AAF initially told the court that it had $405 million in private debt funding held in escrow to begin construction of Phase II. In later court filings, however, AAF officials said that the $405 million is not for Phase II along with an apparent explanation of what the money is to be used for. The explanation was redacted from the public record.
That change was troubling for the court.
“Contrary to the court’s earlier understanding, [documents] do not show that AAF had already arranged financing for a significant portion of Phase II’s cost,” the judge wrote.
The need for taxpayer-subsidized bonds
AAF has said it can finance the project without government funding, yet also that it would be difficult if not impossible without the taxpayer-subsidized bonds.
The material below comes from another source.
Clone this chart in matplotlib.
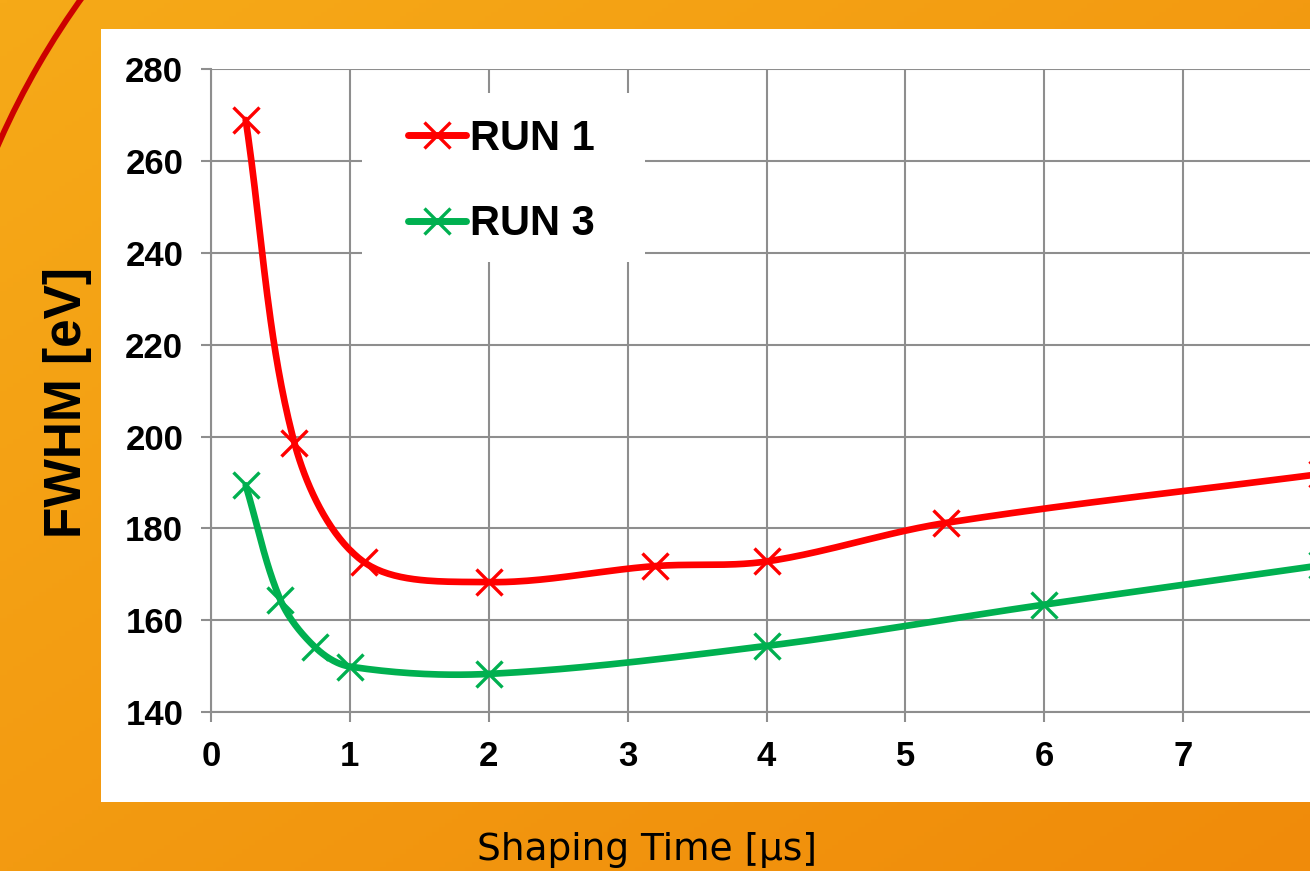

AAF president Michael Reininger stated in a deposition that not approving the sale of the tax-exempt PABs “would certainly disrupt the current financing plan, make the project more expensive to complete and may delay its progress.”
In a letter to Paul Baumer of DOT’s Office of Infrastructure Finance and Innovation that emerged during discovery, Reininger went further, calling the funding a “linchpin for completing our project” and “a crucial factor in ensuring our project is financed and completed.”
According to The Bond Buyer.com, there is little interest in the market for high-risk, high-return bonds for a variety of reasons.
The owner of AAF’s parent company apparently cannot help. Court documents state that Fortress’ market capitalization has shrunk by nearly half in the past 14 months.
Likewise, Florida East Coast Investments, AAF’s parent company, has significant debt obligations coming due in three to four years, according to court documents.
While AAF appears to have no funding for Phase II, it does have equity in train stations, which it could sell, according to Ryan.
“You know, all along AAF has claimed that this is a private entity, but it is totally dependent on subsidies,” he said. “They should knock off this fiction. They have their hands in every government pocket they can find.”